Fathers pass blessings to their sons in old age, or curse. We know the story of Jacob and Esau. Clark is turning Jonathan into his Esau after eating his meal. The meal here refers to the privilege as an insider in his government, his trust. We can’t compare him with the story of Elijah and the 42 children who laughed at an elder man with bald head. Jonathan did not curse Clark. He respected the old man, so why has he unleashed the bears at the Otuoke son?
They had good times once. Jonathan gave a lot to him in respect and privilege. He gave back then by supporting him as a father would. “When a father gives to his son, both laugh,” wrote Shakespeare. “When a son gives to his father, both cry.” Both cry because the father is gaining from his sweat. It is a cry of joy. I am sure today’s is a cry of regret from Jonathan. Haba Papa Clark used him and left him for the dogs.
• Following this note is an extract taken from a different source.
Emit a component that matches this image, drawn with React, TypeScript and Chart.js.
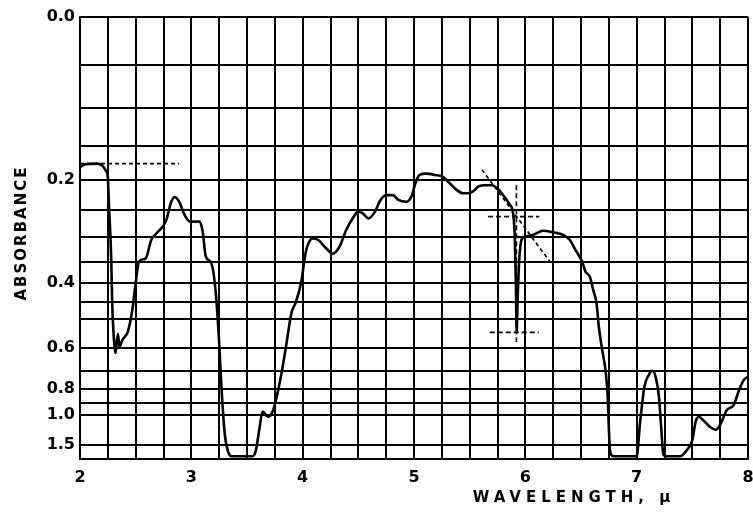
import { useEffect, useRef } from "react";
import { Chart, registerables } from "chart.js";

Chart.register(...registerables);

// ---- data (wavelength in microns, absorbance) ----
const WAVELENGTH = [
  2.0, 2.05, 2.15, 2.2, 2.23, 2.25, 2.26, 2.28, 2.29, 2.31, 2.32, 2.34, 2.355, 2.38, 2.43, 2.47, 2.5, 2.53, 2.59,
  2.64, 2.7, 2.77, 2.82, 2.85, 2.89, 2.94, 2.99, 3.07, 3.1, 3.13, 3.18, 3.22, 3.25, 3.27, 3.3, 3.33, 3.36, 3.55,
  3.58, 3.61, 3.64, 3.69, 3.73, 3.76, 3.81, 3.85, 3.9, 3.94, 3.99, 4.02, 4.04, 4.09, 4.14, 4.2, 4.27, 4.33, 4.39,
  4.45, 4.5, 4.54, 4.59, 4.65, 4.69, 4.75, 4.81, 4.86, 4.93, 4.98, 5.01, 5.05, 5.11, 5.19, 5.26, 5.32, 5.38, 5.44,
  5.49, 5.53, 5.58, 5.64, 5.7, 5.76, 5.82, 5.86, 5.89, 5.905, 5.915, 5.922, 5.93, 5.945, 5.965, 6.0, 6.07, 6.16,
  6.25, 6.34, 6.4, 6.45, 6.51, 6.54, 6.58, 6.61, 6.64, 6.66, 6.69, 6.72, 6.74, 6.75, 6.76, 6.79, 7.0, 7.03, 7.07,
  7.11, 7.14, 7.17, 7.2, 7.22, 7.24, 7.26, 7.39, 7.45, 7.5, 7.53, 7.56, 7.6, 7.66, 7.71, 7.75, 7.81, 7.87, 7.92,
  7.96, 8.0,
];
const ABSORBANCE = [
  0.18, 0.176, 0.175, 0.178, 0.185, 0.196, 0.24, 0.34, 0.46, 0.595, 0.62, 0.548, 0.595, 0.57, 0.54, 0.472, 0.4,
  0.35, 0.343, 0.305, 0.289, 0.27, 0.235, 0.227, 0.235, 0.258, 0.27, 0.27, 0.286, 0.339, 0.354, 0.426, 0.58,
  0.784, 1.24, 1.78, 2.2, 2.2, 1.7, 1.18, 0.97, 1.02, 0.97, 0.875, 0.712, 0.595, 0.48, 0.449, 0.393, 0.34, 0.319,
  0.302, 0.305, 0.319, 0.333, 0.319, 0.286, 0.264, 0.252, 0.255, 0.264, 0.252, 0.235, 0.224, 0.224, 0.232, 0.235,
  0.225, 0.206, 0.192, 0.19, 0.192, 0.195, 0.205, 0.215, 0.221, 0.221, 0.218, 0.21, 0.208, 0.208, 0.215, 0.229,
  0.24, 0.255, 0.298, 0.4, 0.54, 0.45, 0.347, 0.305, 0.298, 0.295, 0.287, 0.29, 0.295, 0.305, 0.325, 0.35, 0.373,
  0.385, 0.418, 0.454, 0.524, 0.607, 0.697, 0.85, 1.14, 1.7, 2.2, 2.2, 1.09, 0.785, 0.72, 0.7, 0.73, 0.85, 1.14,
  2.0, 2.2, 2.2, 1.7, 1.37, 1.07, 1.02, 1.06, 1.14, 1.18, 1.11, 0.955, 0.915, 0.807, 0.75, 0.73,
];

// dashed construction lines
const BASE_A_WL = [2.0, 2.89];
const BASE_A_ABS = [0.175, 0.175];
const PEAK_VERT_WL = [5.92, 5.92];
const PEAK_VERT_ABS = [0.208, 0.577];
const PEAK_TOP_WL = [5.665, 6.125];
const PEAK_TOP_ABS = [0.261, 0.261];
const PEAK_BOT_WL = [5.68, 6.12];
const PEAK_BOT_ABS = [0.543, 0.543];
const BASE_B_WL = [5.61, 6.22];
const BASE_B_ABS = [0.184, 0.35];

// axes
const GRID_ABSORBANCE = [1.5, 1.0, 0.9, 0.8, 0.7, 0.6, 0.5, 0.45, 0.4, 0.35, 0.3, 0.25, 0.2, 0.15, 0.1, 0.05, 0.0];
const LABELED_ABSORBANCE = [0.0, 0.2, 0.4, 0.6, 0.8, 1.0, 1.5];
const X_MIN = 2;
const X_MAX = 8;
const X_STEP = 0.25;
const X_TICK_LABELS = [2, 3, 4, 5, 6, 7, 8];
const Y_TITLE = "ABSORBANCE";
const X_TITLE = "WAVELENGTH, \u03bc";
const X_TITLE_CENTER_WL = 6.42;

const toT = (a: number) => Math.pow(10, -a);
const pts = (wl: number[], ab: number[]) => wl.map((w, i) => ({ x: w, y: toT(ab[i]) }));

const FONT = '"DejaVu Sans", "Liberation Sans", Arial, sans-serif';

const titlesPlugin = {
  id: "axisTitles",
  afterDraw(chart: any) {
    const { ctx, chartArea, scales } = chart;
    ctx.save();
    ctx.fillStyle = "#000";
    ctx.textAlign = "center";
    ctx.textBaseline = "middle";
    ctx.font = `bold 15px ${FONT}`;
    (ctx as any).letterSpacing = "2px";
    ctx.translate(22, (chartArea.top + chartArea.bottom) / 2 - 5);
    ctx.rotate(-Math.PI / 2);
    ctx.fillText(Y_TITLE, 0, 0);
    ctx.restore();

    ctx.save();
    ctx.fillStyle = "#000";
    ctx.textAlign = "center";
    ctx.textBaseline = "middle";
    ctx.font = `bold 15px ${FONT}`;
    (ctx as any).letterSpacing = "5px";
    const cx = scales.x.getPixelForValue(X_TITLE_CENTER_WL);
    ctx.fillText(X_TITLE, cx + 2, chartArea.bottom + 39);
    ctx.restore();
  },
};

export default function App() {
  const ref = useRef<HTMLCanvasElement | null>(null);
  useEffect(() => {
    document.body.style.margin = "0";
    const canvas = ref.current!;
    const dashed = (wl: number[], ab: number[], dash: number[]) => ({
      data: pts(wl, ab),
      borderColor: "#000",
      borderWidth: 1.6,
      borderDash: dash,
      pointRadius: 0,
      fill: false,
      tension: 0,
    });
    const chart = new Chart(canvas, {
      type: "line",
      data: {
        datasets: [
          {
            data: pts(WAVELENGTH, ABSORBANCE),
            borderColor: "#000",
            borderWidth: 2.6,
            pointRadius: 0,
            fill: false,
            cubicInterpolationMode: "monotone",
          },
          dashed(BASE_A_WL, BASE_A_ABS, [4, 3]),
          dashed(PEAK_VERT_WL, PEAK_VERT_ABS, [5, 3]),
          dashed(PEAK_TOP_WL, PEAK_TOP_ABS, [5, 3]),
          dashed(PEAK_BOT_WL, PEAK_BOT_ABS, [5, 3]),
          dashed(BASE_B_WL, BASE_B_ABS, [4, 3]),
        ],
      },
      options: {
        responsive: false,
        animation: false,
        events: [],
        layout: { padding: { top: 17, right: 5, left: 0, bottom: 0 } },
        plugins: { legend: { display: false }, tooltip: { enabled: false } },
        scales: {
          x: {
            type: "linear",
            min: X_MIN,
            max: X_MAX,
            afterFit: (s: any) => {
              s.height = 58;
              s.paddingRight = 0;
              s.paddingLeft = 0;
            },
            ticks: {
              stepSize: X_STEP,
              autoSkip: false,
              maxRotation: 0,
              padding: 9,
              color: "#000",
              font: { family: FONT, size: 16, weight: "bold" },
              callback: (v: any) => (X_TICK_LABELS.includes(Number(v)) ? String(v) : ""),
            },
            grid: { color: "#000", lineWidth: 2, drawTicks: false },
            border: { color: "#000", width: 2 },
          },
          y: {
            type: "linear",
            min: 0,
            max: 1,
            afterBuildTicks: (s: any) => {
              s.ticks = GRID_ABSORBANCE.map((a) => ({ value: toT(a), abs: a }));
            },
            afterFit: (s: any) => {
              s.width = 80;
            },
            ticks: {
              autoSkip: false,
              padding: 5,
              color: "#000",
              font: { family: FONT, size: 16, weight: "bold" },
              callback: (_v: any, i: number, ticks: any[]) => {
                const a = ticks[i].abs;
                return LABELED_ABSORBANCE.includes(a) ? a.toFixed(1) : "";
              },
            },
            grid: { color: "#000", lineWidth: 2, drawTicks: false },
            border: { color: "#000", width: 2 },
          },
        },
      },
      plugins: [titlesPlugin],
    } as any);
    return () => chart.destroy();
  }, []);
  return (
    <div style={{ width: 753, height: 517 }}>
      <canvas ref={ref} width={753} height={517} style={{ display: "block" }} />
    </div>
  );
}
It is a lesson in politics. You cannot trust the young or the old. Politics is about betrayal. Not even the hoary can be saints. He has disavowed PDP. He knows no one will give any influence in APC, so he says he has retired. If Buhari were young like Jonathan, he would call him his son again. A father with fertility for sons. Maybe very soon, he will call him my younger brother up North. But he won’t. The joke will be on him.